AIUI, with Trio, you don’t have to disable a physical port, but that comes at the cost of “Tunnel gets whatever bandwidth is left after physical port packets are processed” and likely some additional overhead for managing the sharing.

This was pretty much my understanding as well, last time I dealt with this. On MPC/Trio , you just enabled tunnel-services on a given PIC, and landed your tunnel there. The tunnel capacity was just part of the PFE capacity. 

Was only on pre-Trio that the bandwidth keyword was required, and that actually reserved that much capacity strictly for the tunnel. 

On Mon, Oct 2, 2023 at 6:48 PM Delong.com via NANOG <nanog@nanog.org> wrote:
AIUI, with Trio, you don’t have to disable a physical port, but that comes at the cost of “Tunnel gets whatever bandwidth is left after physical port packets are processed” and likely some additional overhead for managing the sharing.
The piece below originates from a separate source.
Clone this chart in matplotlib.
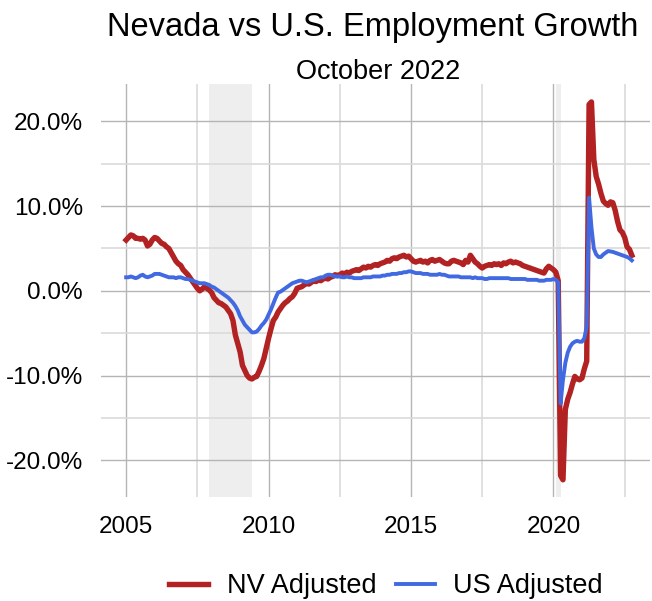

Could that be what’s happening to you?

Owen


> On Oct 2, 2023, at 09:24, Jeff Behrns via NANOG <nanog@nanog.org> wrote:
>
> Encountered an issue with an MX204 using all 4x100G ports and a logical
> tunnel to hairpin a VRF.  The tunnel started dropping packets around 8Gbps.
> I bumped up tunnel-services BW from 10G to 100G which made the problem
> worse; the tunnel was now limited to around 1.3Gbps.  To my knowledge with
> Trio PFE you shouldn't have to disable a physical port to allocate bandwidth
> for tunnel-services.  Any helpful info is appreciated.